This article at Ars is a great introduction to the current state of password strength/vulnerability.
The gist is that password reuse is steadily increasing, brute force and hash attack costs are plummeting, and password composition is pretty much as bad as it always was. No big surprise at any of those trends, probably because those trends have held for the past 20 years at least, but it’s still disconcerting.
The article gives examples of several attack methods, including the trusty old dictionary attack (and not just Webster’s).
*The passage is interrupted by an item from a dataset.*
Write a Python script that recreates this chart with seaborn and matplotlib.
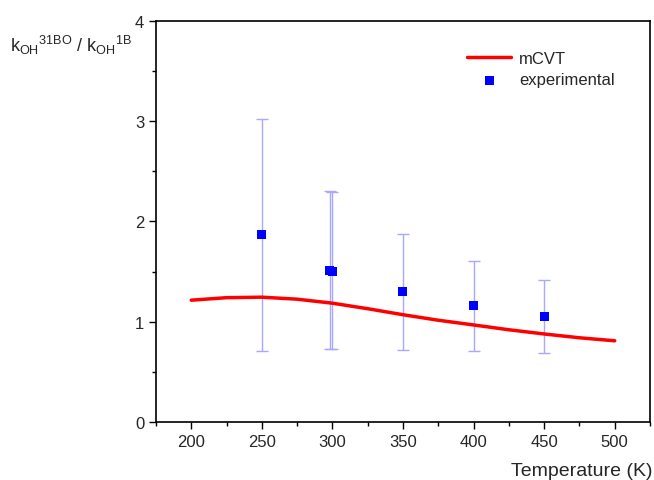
import numpy as np
import pandas as pd
import matplotlib
matplotlib.use('Agg')
import matplotlib.pyplot as plt
import seaborn as sns
from matplotlib.ticker import MultipleLocator

# mCVT ratio curve
temp_curve = [200, 225, 250, 275, 300, 325, 350, 375, 400, 425, 450, 475, 500]
ratio_curve = [1.215, 1.24, 1.245, 1.225, 1.185, 1.13, 1.07, 1.015, 0.968, 0.92, 0.878, 0.84, 0.81]

# experimental points with error bar limits
temp_exp = [250, 298, 300, 350, 400, 450]
ratio_exp = [1.868, 1.516, 1.506, 1.297, 1.157, 1.057]
err_high = [3.02, 2.307, 2.29, 1.875, 1.603, 1.42]
err_low = [0.71, 0.728, 0.728, 0.721, 0.705, 0.685]

sns.set_style('white')
plt.rcParams['font.family'] = ['Liberation Sans', 'DejaVu Sans']
plt.rcParams['mathtext.fontset'] = 'custom'
plt.rcParams['mathtext.rm'] = 'Liberation Sans'
plt.rcParams['mathtext.it'] = 'Liberation Sans'

fig = plt.figure(figsize=(6.54, 4.81), dpi=100)
ax = fig.add_axes([0.2385, 0.1206, 0.7554, 0.8337])

curve = pd.DataFrame({'T': temp_curve, 'ratio': ratio_curve})
exp = pd.DataFrame({'T': temp_exp, 'ratio': ratio_exp})

yerr = [np.array(ratio_exp) - np.array(err_low), np.array(err_high) - np.array(ratio_exp)]
ax.errorbar(temp_exp, ratio_exp, yerr=yerr, fmt='none', ecolor='#a8a8ff',
            elinewidth=1.0, capsize=4, capthick=1.0, zorder=1)

sns.lineplot(data=curve, x='T', y='ratio', ax=ax, color='red', linewidth=2.5,
             label='mCVT', zorder=2)
sns.scatterplot(data=exp, x='T', y='ratio', ax=ax, color='blue', marker='s', s=42,
                edgecolor='none', label='experimental', zorder=3)

ax.set_xlim(175, 525)
ax.set_ylim(0, 4)
ax.xaxis.set_major_locator(MultipleLocator(50))
ax.xaxis.set_minor_locator(MultipleLocator(25))
ax.yaxis.set_major_locator(MultipleLocator(1))
ax.yaxis.set_minor_locator(MultipleLocator(0.5))
ax.tick_params(which='major', direction='out', length=5, width=1, labelsize=12,
               bottom=True, left=True, top=False, right=False, color='black')
ax.tick_params(which='minor', direction='out', length=3, width=1,
               bottom=True, left=True, top=False, right=False, color='black')
ax.set_xticks(range(200, 501, 50))
for s in ax.spines.values():
    s.set_color('black')
    s.set_linewidth(1.2)

ax.set_xlabel('')
ax.set_ylabel('')
fig.text(0.997, 0.003, 'Temperature (K)', ha='right', va='bottom', fontsize=14)
fig.text(0.015, 0.905,
         r'$\mathregular{k_{OH}{}^{31BO}\ /\ k_{OH}{}^{1B}}$',
         ha='left', va='center', fontsize=13)

ax.legend(loc='upper left', bbox_to_anchor=(0.6, 0.963), frameon=False, fontsize=12,
          handlelength=2.6, handletextpad=0.5, labelspacing=0.4)

fig.savefig('out.png', dpi=100)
What I found really interesting was the focus on pattern analysis as a tool for reducing search space. The idea is that you can use some piece of information about a site’s user population or about the site itself to predict patterns in user-generated passwords. A site that requires one uppercase, one number, and one special character will have a different password pattern distribution than a site that requires a minimum 10 letters with no common words. Using this kind of a priori information isn’t the cool part, though…
In an attack on a large set of user generated passwords, there will always be a large percentage that will fall to easy patterns and simple dictionaries. The cool part comes from using analysis of these broken passwords to inform your attack on the ones that didn’t break. Say, for example, 10% of a password population was broken through an easy attack. Just because that 10% was easily cracked, it doesn’t mean that they are wholly dissimilar to the 90% that weren’t cracked. Both populations may have similar common patterns and only differ in length or size of their character set. If we assume that the patterns used in the easy set also describe the uncracked set, we can focus attack resources on those patterns.
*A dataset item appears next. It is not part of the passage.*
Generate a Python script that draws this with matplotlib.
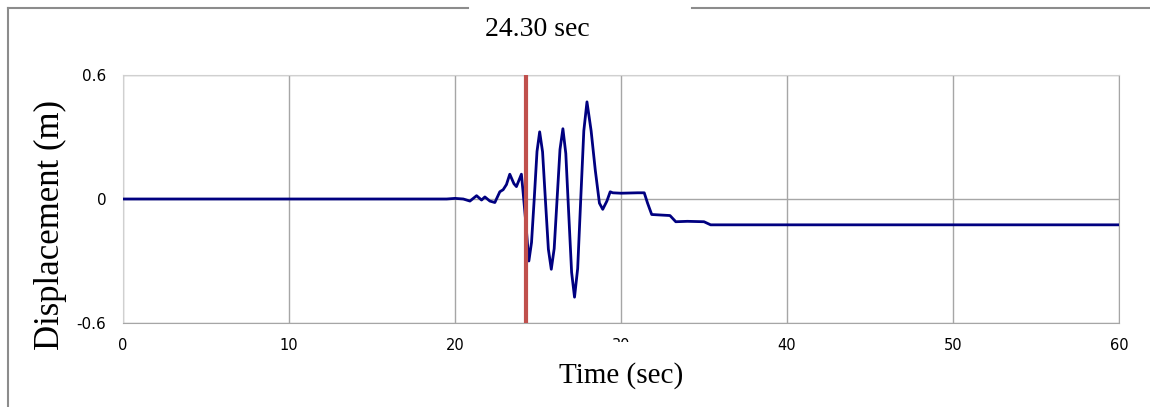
import matplotlib

matplotlib.use("Agg")
import matplotlib.pyplot as plt  # noqa: E402
from matplotlib.lines import Line2D  # noqa: E402

# displacement history (sec, m)
time = [0, 19.5, 20.0, 20.5, 20.9, 21.3, 21.6, 21.8, 22.1, 22.4, 22.7, 22.9,
        23.1, 23.3, 23.55, 23.7, 23.85, 24.0, 24.1, 24.25, 24.45,
        24.61, 24.78, 24.94, 25.1, 25.275, 25.45, 25.625, 25.8,
        25.975, 26.15, 26.325, 26.5, 26.675, 26.85, 27.025, 27.2,
        27.39, 27.575, 27.76, 27.95, 28.2, 28.45, 28.7, 28.9, 29.15, 29.35,
        29.5, 30.0, 31.0, 31.4, 31.6, 31.85, 32.5, 32.95, 33.3, 34.0, 35.0,
        35.4, 60.0]
disp = [0, 0, 0.003, 0.0, -0.01, 0.016, -0.005, 0.01, -0.01, -0.017, 0.035, 0.045,
        0.07, 0.12, 0.074, 0.06, 0.09, 0.12, 0.035, -0.1, -0.30,
        -0.21, 0.01, 0.23, 0.325, 0.228, -0.01, -0.243, -0.34,
        -0.24, 0.0, 0.24, 0.34, 0.22, -0.07, -0.355, -0.475,
        -0.336, 0.0, 0.33, 0.47, 0.33, 0.14, -0.02, -0.05, -0.01, 0.035,
        0.03, 0.028, 0.03, 0.03, -0.02, -0.075, -0.078, -0.08, -0.11, -0.108, -0.11,
        -0.125, -0.125]

snapshot_t = 24.30
xticks = [0, 10, 20, 30, 40, 50, 60]
yticks = [-0.6, 0, 0.6]
yticklabels = ["-0.6", "0", "0.6"]

W, H = 1150, 407
fig = plt.figure(figsize=(W / 100, H / 100), dpi=100)
ax = fig.add_axes([123 / W, 84 / H, 996 / W, 248 / H])

ax.plot(time, disp, color="#000080", lw=2.0, zorder=3, solid_joinstyle="round")
ax.axvline(snapshot_t, color="#C0504D", lw=3.0, zorder=4)

ax.set_xlim(0, 60)
ax.set_ylim(-0.6, 0.6)
ax.set_xticks(xticks)
ax.set_yticks(yticks)
ax.set_yticklabels(yticklabels)
ax.tick_params(length=0)
ax.tick_params(axis="y", pad=12, labelsize=11)
ax.tick_params(axis="x", pad=11, labelsize=10.5)
ax.grid(color="#a6a6a6", lw=1.0)
for s in ("left", "top"):
    ax.spines[s].set_color("#d0d0d0")
for s in ("right", "bottom"):
    ax.spines[s].set_color("#a6a6a6")

# the label's white box clips the "30" tick label, as in the original export
ax.set_xlabel("Time (sec)", family="Liberation Serif", fontsize=21, labelpad=6,
              bbox=dict(fc="white", ec="none", pad=14))
ax.set_ylabel("Displacement (m)", family="Liberation Serif", fontsize=25)
ax.yaxis.set_label_coords(-0.056, 0.395)
fig.text(537 / W, 1 - 29 / H, "24.30 sec", family="Liberation Serif", fontsize=20,
         ha="center", va="center")

# outer chart frame (top edge broken by the title box)
fc = "#8c8c8c"
fig.add_artist(Line2D([8 / W, 8 / W], [0, 1 - 8 / H], color=fc, lw=1.5, transform=fig.transFigure))
fig.add_artist(Line2D([8 / W, 468 / W], [1 - 8 / H, 1 - 8 / H], color=fc, lw=1.5, transform=fig.transFigure))
fig.add_artist(Line2D([692 / W, 1], [1 - 8 / H, 1 - 8 / H], color=fc, lw=1.5, transform=fig.transFigure))

fig.savefig("out.png", dpi=100)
Imagine playing a game of Battleship where the board is very large and you can use as many ships as you want. Play against a large number of opponents. You win some, you lose some. Look at the games you won. You can see patterns emerge in people’s tactics, how close together they place their ships, whether to clump them in groups or line them end to end, etc. The game board may be very large, but you have reasonable limits on your time to play… maybe you only want to spend 10 minutes playing any one game, but you want to win as many games as possible. If you know that the most popular pattern used by your opponents is to line their ships end to end in a long line, you will try to find a ship, then continue attacking in a line until you sink all the ships. If this attack is generally successful in 10 minute games, you may suppose that it will work even if you extend the play to 1 hour. The pattern may have been in use in the games you lost — perhaps there were simply too many ships to have sunk them all in 10 minutes. By finding the common pattern(s) in the short games, you’ve increased the chances of winning longer games without having to play many, many long games to discover the pattern.
Your computational resources are finite, just like the amount of time you have to spend playing games of Battleship. If you want to get rich hustling the underground Battleship circuit (hey, it could be a real thing), you want to win as many games as you can in a set amount of time. If you want to be a 5up3r h4ck3r, you want to crack as many passwords as you can with a set amount of computational resources.
Okay, the analogy isn’t perfect, but you get the idea.